>> start DATA PROVIDED
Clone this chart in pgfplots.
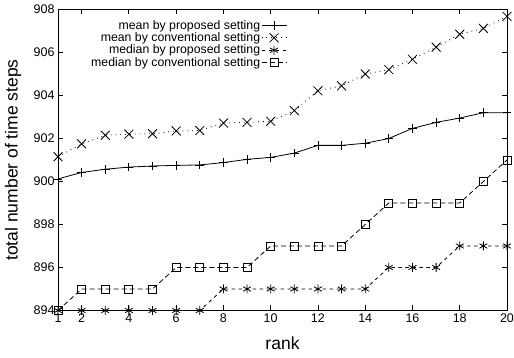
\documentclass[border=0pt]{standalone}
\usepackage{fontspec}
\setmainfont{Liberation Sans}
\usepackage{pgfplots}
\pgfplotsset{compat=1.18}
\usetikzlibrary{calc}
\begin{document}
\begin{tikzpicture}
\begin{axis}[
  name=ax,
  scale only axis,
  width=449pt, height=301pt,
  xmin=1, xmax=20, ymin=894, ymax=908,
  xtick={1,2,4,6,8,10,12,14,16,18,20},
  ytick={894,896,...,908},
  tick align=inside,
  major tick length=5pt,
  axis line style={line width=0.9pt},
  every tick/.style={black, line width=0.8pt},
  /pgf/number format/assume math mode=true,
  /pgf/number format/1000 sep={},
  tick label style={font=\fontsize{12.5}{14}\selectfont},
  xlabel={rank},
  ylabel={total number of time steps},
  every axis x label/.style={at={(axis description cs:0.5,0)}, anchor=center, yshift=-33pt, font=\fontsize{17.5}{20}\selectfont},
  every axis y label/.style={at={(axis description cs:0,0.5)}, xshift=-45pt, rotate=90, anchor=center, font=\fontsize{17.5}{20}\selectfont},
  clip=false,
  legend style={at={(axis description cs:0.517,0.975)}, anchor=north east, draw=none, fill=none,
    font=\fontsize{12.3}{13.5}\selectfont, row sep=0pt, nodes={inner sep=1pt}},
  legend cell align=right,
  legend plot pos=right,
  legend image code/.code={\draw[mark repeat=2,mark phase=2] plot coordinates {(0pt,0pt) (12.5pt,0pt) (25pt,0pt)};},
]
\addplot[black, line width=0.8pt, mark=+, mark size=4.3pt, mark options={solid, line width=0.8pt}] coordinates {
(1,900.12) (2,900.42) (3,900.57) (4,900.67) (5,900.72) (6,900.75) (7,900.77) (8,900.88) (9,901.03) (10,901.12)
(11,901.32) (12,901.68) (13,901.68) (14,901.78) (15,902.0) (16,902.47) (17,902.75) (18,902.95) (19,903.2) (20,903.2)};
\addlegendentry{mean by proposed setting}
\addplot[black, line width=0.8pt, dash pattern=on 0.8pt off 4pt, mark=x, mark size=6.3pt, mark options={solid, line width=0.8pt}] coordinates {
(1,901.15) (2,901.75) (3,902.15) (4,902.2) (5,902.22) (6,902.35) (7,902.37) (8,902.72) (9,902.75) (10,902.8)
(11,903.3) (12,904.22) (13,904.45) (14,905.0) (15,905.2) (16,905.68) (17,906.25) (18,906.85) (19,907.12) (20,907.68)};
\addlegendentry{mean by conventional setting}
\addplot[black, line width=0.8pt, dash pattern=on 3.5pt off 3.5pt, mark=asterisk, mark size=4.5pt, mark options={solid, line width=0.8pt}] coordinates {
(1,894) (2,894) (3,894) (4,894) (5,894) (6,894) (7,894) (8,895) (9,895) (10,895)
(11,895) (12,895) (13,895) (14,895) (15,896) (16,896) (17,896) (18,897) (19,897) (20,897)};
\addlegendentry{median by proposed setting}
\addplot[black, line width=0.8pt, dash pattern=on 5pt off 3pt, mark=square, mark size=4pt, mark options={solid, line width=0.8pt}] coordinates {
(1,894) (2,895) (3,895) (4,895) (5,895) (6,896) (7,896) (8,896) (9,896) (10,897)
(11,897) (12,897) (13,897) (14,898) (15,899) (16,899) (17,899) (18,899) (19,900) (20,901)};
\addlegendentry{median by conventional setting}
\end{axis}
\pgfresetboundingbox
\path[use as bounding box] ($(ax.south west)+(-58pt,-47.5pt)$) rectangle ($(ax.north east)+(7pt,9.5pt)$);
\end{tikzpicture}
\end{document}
>> end DATA PROVIDED
Copy every line of the data word for word, omitting the images.

■ OUTPUT FOR THIS EXERCISE:
Clone this chart in pgfplots.
\documentclass[border=0pt]{standalone}
\usepackage{fontspec}
\setmainfont{Liberation Sans}
\usepackage{pgfplots}
\pgfplotsset{compat=1.18}
\usetikzlibrary{calc}
\begin{document}
\begin{tikzpicture}
\begin{axis}[
  name=ax,
  scale only axis,
  width=449pt, height=301pt,
  xmin=1, xmax=20, ymin=894, ymax=908,
  xtick={1,2,4,6,8,10,12,14,16,18,20},
  ytick={894,896,...,908},
  tick align=inside,
  major tick length=5pt,
  axis line style={line width=0.9pt},
  every tick/.style={black, line width=0.8pt},
  /pgf/number format/assume math mode=true,
  /pgf/number format/1000 sep={},
  tick label style={font=\fontsize{12.5}{14}\selectfont},
  xlabel={rank},
  ylabel={total number of time steps},
  every axis x label/.style={at={(axis description cs:0.5,0)}, anchor=center, yshift=-33pt, font=\fontsize{17.5}{20}\selectfont},
  every axis y label/.style={at={(axis description cs:0,0.5)}, xshift=-45pt, rotate=90, anchor=center, font=\fontsize{17.5}{20}\selectfont},
  clip=false,
  legend style={at={(axis description cs:0.517,0.975)}, anchor=north east, draw=none, fill=none,
    font=\fontsize{12.3}{13.5}\selectfont, row sep=0pt, nodes={inner sep=1pt}},
  legend cell align=right,
  legend plot pos=right,
  legend image code/.code={\draw[mark repeat=2,mark phase=2] plot coordinates {(0pt,0pt) (12.5pt,0pt) (25pt,0pt)};},
]
\addplot[black, line width=0.8pt, mark=+, mark size=4.3pt, mark options={solid, line width=0.8pt}] coordinates {
(1,900.12) (2,900.42) (3,900.57) (4,900.67) (5,900.72) (6,900.75) (7,900.77) (8,900.88) (9,901.03) (10,901.12)
(11,901.32) (12,901.68) (13,901.68) (14,901.78) (15,902.0) (16,902.47) (17,902.75) (18,902.95) (19,903.2) (20,903.2)};
\addlegendentry{mean by proposed setting}
\addplot[black, line width=0.8pt, dash pattern=on 0.8pt off 4pt, mark=x, mark size=6.3pt, mark options={solid, line width=0.8pt}] coordinates {
(1,901.15) (2,901.75) (3,902.15) (4,902.2) (5,902.22) (6,902.35) (7,902.37) (8,902.72) (9,902.75) (10,902.8)
(11,903.3) (12,904.22) (13,904.45) (14,905.0) (15,905.2) (16,905.68) (17,906.25) (18,906.85) (19,907.12) (20,907.68)};
\addlegendentry{mean by conventional setting}
\addplot[black, line width=0.8pt, dash pattern=on 3.5pt off 3.5pt, mark=asterisk, mark size=4.5pt, mark options={solid, line width=0.8pt}] coordinates {
(1,894) (2,894) (3,894) (4,894) (5,894) (6,894) (7,894) (8,895) (9,895) (10,895)
(11,895) (12,895) (13,895) (14,895) (15,896) (16,896) (17,896) (18,897) (19,897) (20,897)};
\addlegendentry{median by proposed setting}
\addplot[black, line width=0.8pt, dash pattern=on 5pt off 3pt, mark=square, mark size=4pt, mark options={solid, line width=0.8pt}] coordinates {
(1,894) (2,895) (3,895) (4,895) (5,895) (6,896) (7,896) (8,896) (9,896) (10,897)
(11,897) (12,897) (13,897) (14,898) (15,899) (16,899) (17,899) (18,899) (19,900) (20,901)};
\addlegendentry{median by conventional setting}
\end{axis}
\pgfresetboundingbox
\path[use as bounding box] ($(ax.south west)+(-58pt,-47.5pt)$) rectangle ($(ax.north east)+(7pt,9.5pt)$);
\end{tikzpicture}
\end{document}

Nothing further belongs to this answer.